Under the Employee Retirement Income Security Act of 1974 (ERISA), fiduciaries who manage defined-contribution retirement plans, also known as 401(k) plans, have a continuing duty of prudence that requires them to monitor investment options and remove imprudent ones.
Abigail Hughes, on behalf of a class of current and former employees of Northwestern University, sued Northwestern in 2016 for allegedly violating this duty of prudence. Hughes alleged that Northwestern “failed to monitor and control” certain fund recordkeeping fees; listed mutual funds that “carried higher fees” than otherwise identical mutual funds; and offered “too many investment options,” thereby causing “participant confusion.”
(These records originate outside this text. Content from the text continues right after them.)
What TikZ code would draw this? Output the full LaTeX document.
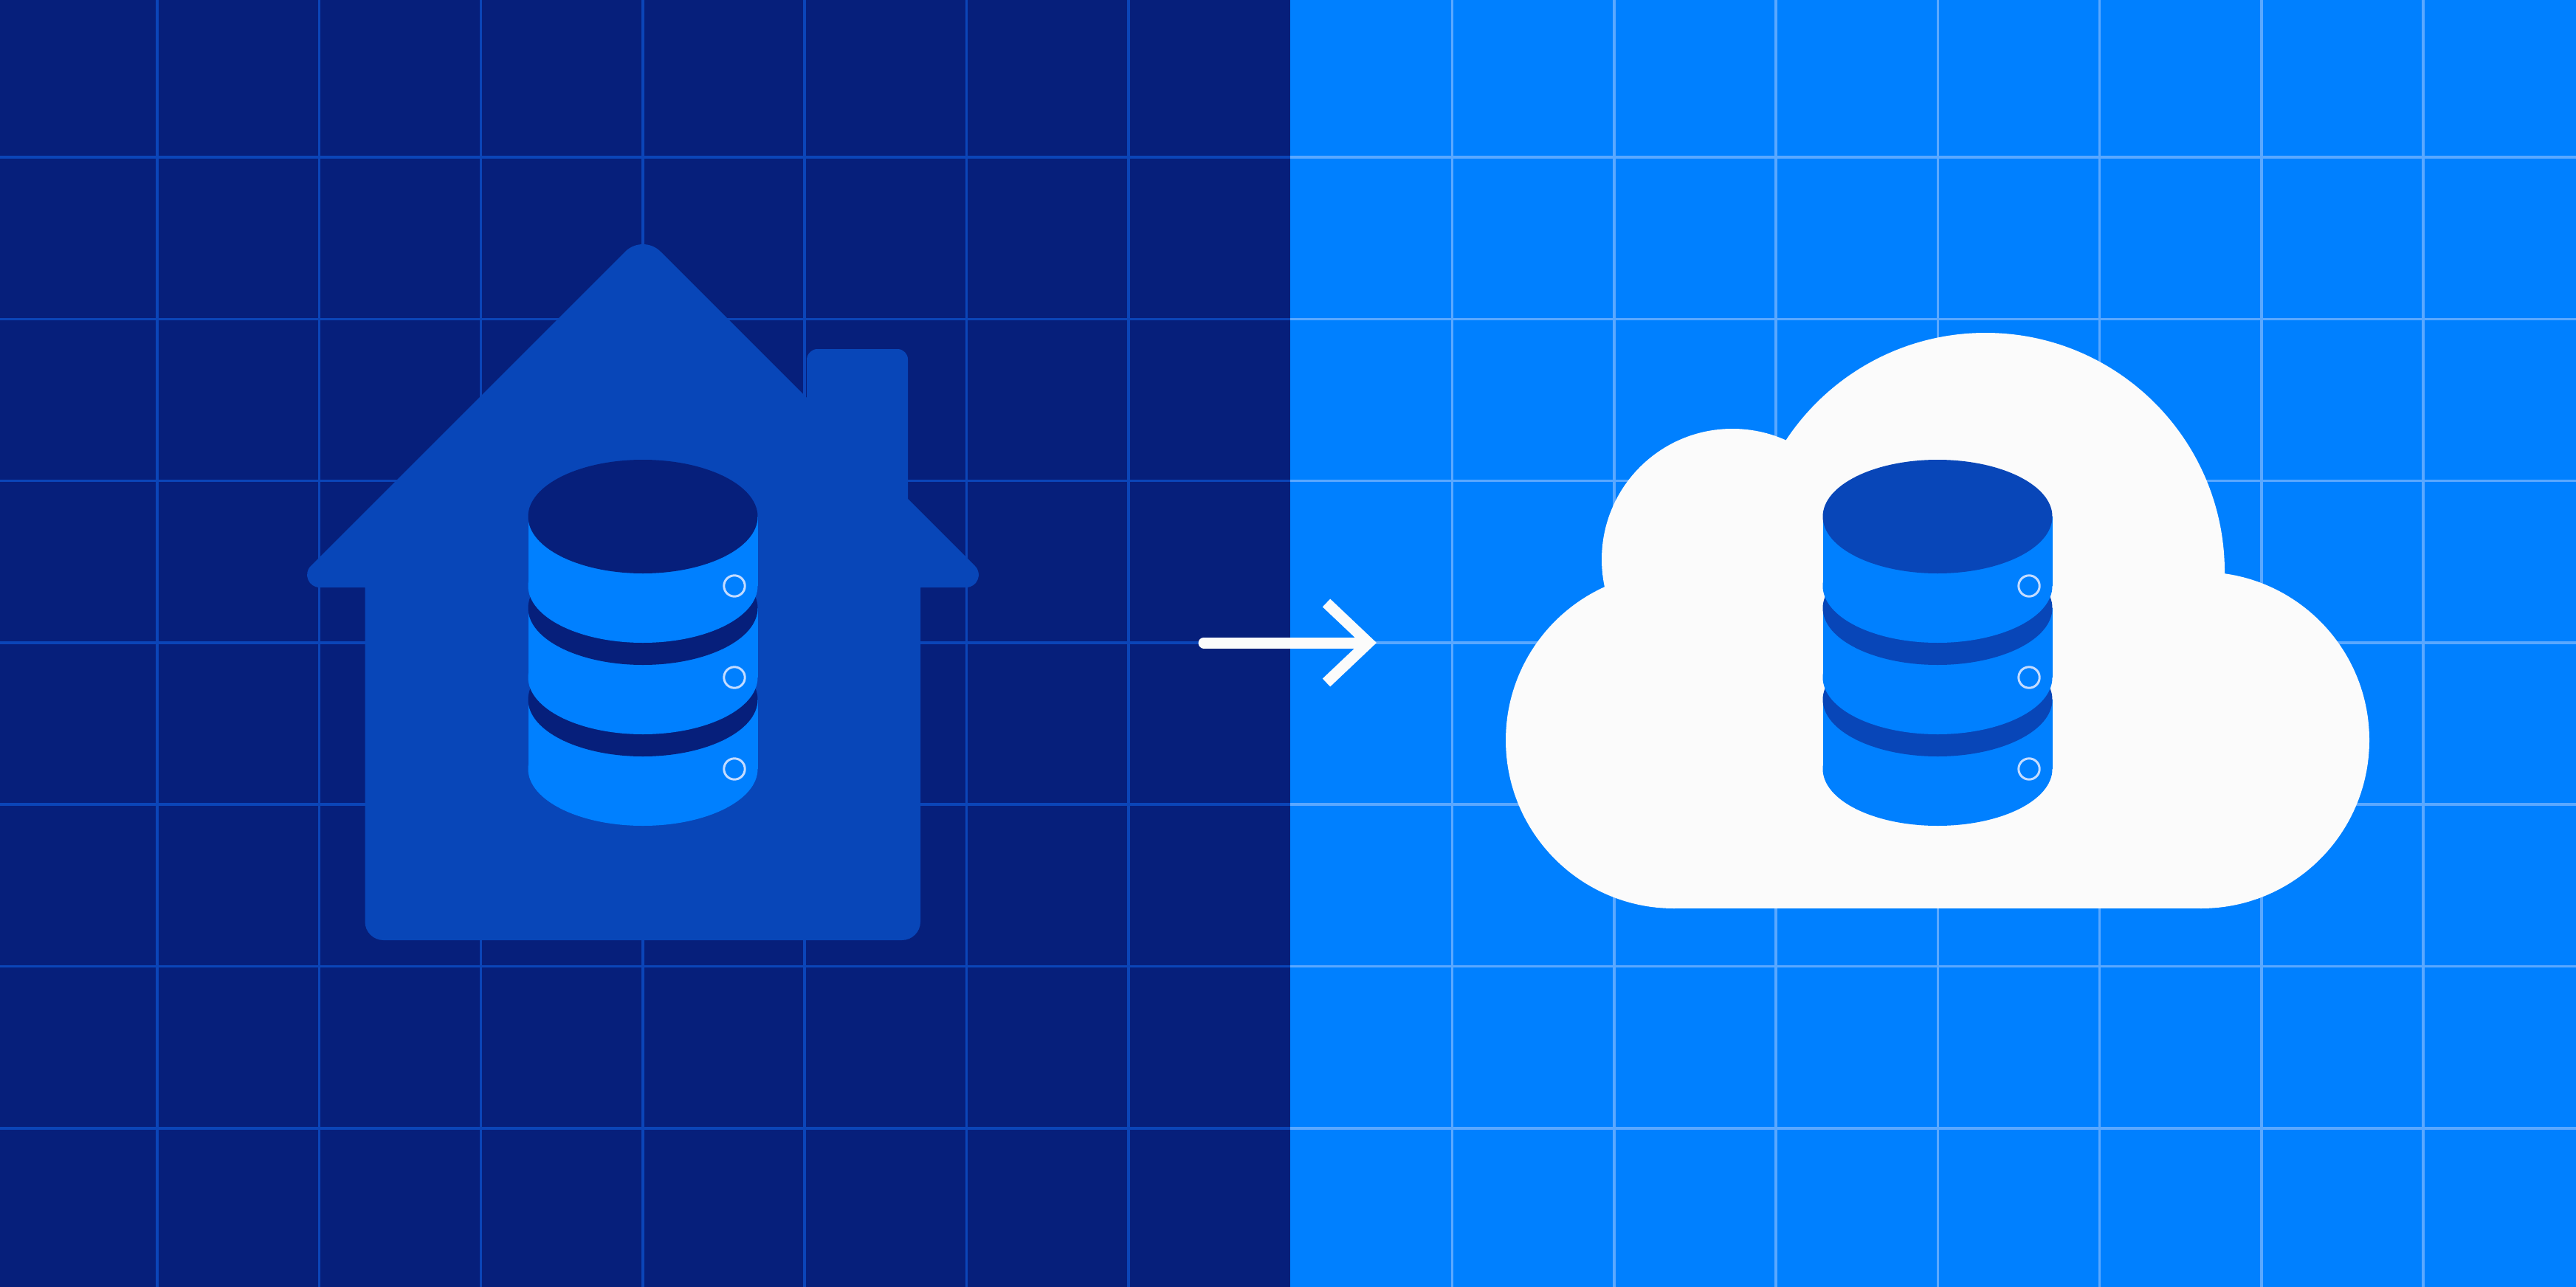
\documentclass[tikz,border=0pt]{standalone}
\definecolor{navybg}{HTML}{061F7B}
\definecolor{midblue}{HTML}{0846B8}
\definecolor{brightblue}{HTML}{0080FF}
\definecolor{gridleft}{HTML}{0B45B8}
\definecolor{gridright}{HTML}{5AA8FF}
\definecolor{cloudwhite}{HTML}{FBFBFB}
\definecolor{ledring}{HTML}{C4DCFF}
\newcommand{\drawdb}[2]{%
  \begin{scope}[xshift=#1pt]
    \foreach \c/\d in {1042/948,918/824,794/700}{
      \fill[brightblue] (-155.5,\d) rectangle (155.5,\c);
      \fill[brightblue] (0,\c) ellipse [x radius=155.5, y radius=77];
      \fill[#2] (0,\d) ellipse [x radius=155.5, y radius=77];
      \draw[ledring, line width=3pt] (124,\c) circle [radius=14.2];
    }
  \end{scope}}
\tikzset{
  gridl/.style={gridleft, line width=3.6pt},
  gridr/.style={gridright, line width=3.6pt},
  arrowline/.style={cloudwhite, line width=15pt}
}
\begin{document}
\begin{tikzpicture}[x=1pt,y=-1pt]
\useasboundingbox (0,0) rectangle (3490,1744);
\clip (0,0) rectangle (3490,1744);
% backgrounds
\fill[navybg] (0,0) rectangle (1748,1744);
\fill[brightblue] (1748,0) rectangle (3490,1744);
% grid
\foreach \k in {1,...,7}{
  \draw[gridl] ({213+219.3*(\k-1)},0) -- ({213+219.3*(\k-1)},1744);
}
\foreach \k in {9,...,15}{
  \draw[gridr] ({213+219.3*(\k-1)},0) -- ({213+219.3*(\k-1)},1744);
}
\foreach \k in {1,...,7}{
  \draw[gridl] (0,{213+219.3*(\k-1)}) -- (1748,{213+219.3*(\k-1)});
  \draw[gridr] (1748,{213+219.3*(\k-1)}) -- (3490,{213+219.3*(\k-1)});
}
% house
\fill[midblue] (847,341)
  .. controls (860.3,327.7) and (881.7,327.7) .. (895,341)
  -- (1093,539) -- (1093,487)
  .. controls (1093,479.3) and (1100.7,473) .. (1107,473)
  -- (1216,473)
  .. controls (1223.7,473) and (1230,479.3) .. (1230,487)
  -- (1230,676) -- (1321,767)
  .. controls (1331.6,777.6) and (1324,796) .. (1309,796)
  -- (1247,796) -- (1247,1249)
  .. controls (1247,1262.8) and (1235.8,1274) .. (1222,1274)
  -- (519.5,1274)
  .. controls (505.7,1274) and (494.5,1262.8) .. (494.5,1249)
  -- (494.5,796) -- (433,796)
  .. controls (418,796) and (410.4,777.6) .. (421,767)
  -- cycle;
\drawdb{871}{navybg}
% cloud
\fill[cloudwhite] (2347,758) circle [radius=177];
\fill[cloudwhite] (2690,775) circle [radius=324];
\fill[cloudwhite] (2268,1003) circle [radius=228];
\fill[cloudwhite] (2982,1003) circle [radius=228];
\fill[cloudwhite] (2268,775) rectangle (2982,1231);
\drawdb{2625}{midblue}
% arrow
\coordinate (arrowstart) at (1631,871);
\coordinate (arrowtip) at (1854,871);
\coordinate (headup) at (1797,817);
\coordinate (headdown) at (1797,925);
\draw[arrowline, line cap=round] (arrowstart) -- (1840,871);
\draw[arrowline, miter limit=10] (headup) -- (arrowtip) -- (headdown);
\end{tikzpicture}
\end{document}
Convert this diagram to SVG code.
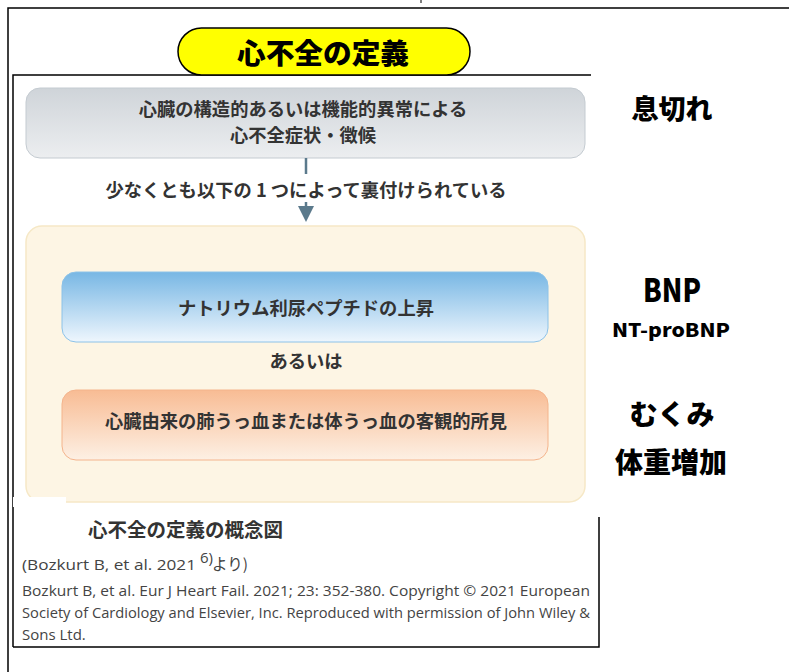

The district court dismissed the claim, and the Seventh Circuit affirmed. The Seventh Circuit reasoned that Hughes’ claim failed as a matter of law because Northwestern’s plans contained numerous investment options that Hughes conceded were prudent, so Hughes “could not complain about the flaws in other options.”
In a unanimous opinion, the Supreme Court reversed. The Court held that offering some prudent investment options does not categorically bar a claim alleging that other options are imprudent or that the selection of options as a whole is imprudent. Rather, the Court clarified, ERISA’s duty of prudence is a “context-specific inquiry,” which requires plan administrators to “monitor” all its fund offerings and “remove” the “imprudent ones.”
Although the Court reversed, it did not hold that Hughes had stated a claim. Instead, it remanded the case for the Seventh Circuit to reconsider Hughes’ complaint under the proper legal standard and cautioned that, “[a]t times, the circumstances facing an ERISA fiduciary will implicate difficult tradeoffs, and courts must give due regard to the range of reasonable judgments a fiduciary may make based on her experience and expertise.”
Justice Sotomayor authored the opinion for a unanimous Court. Justice Barrett took no part in the consideration or decision of the case.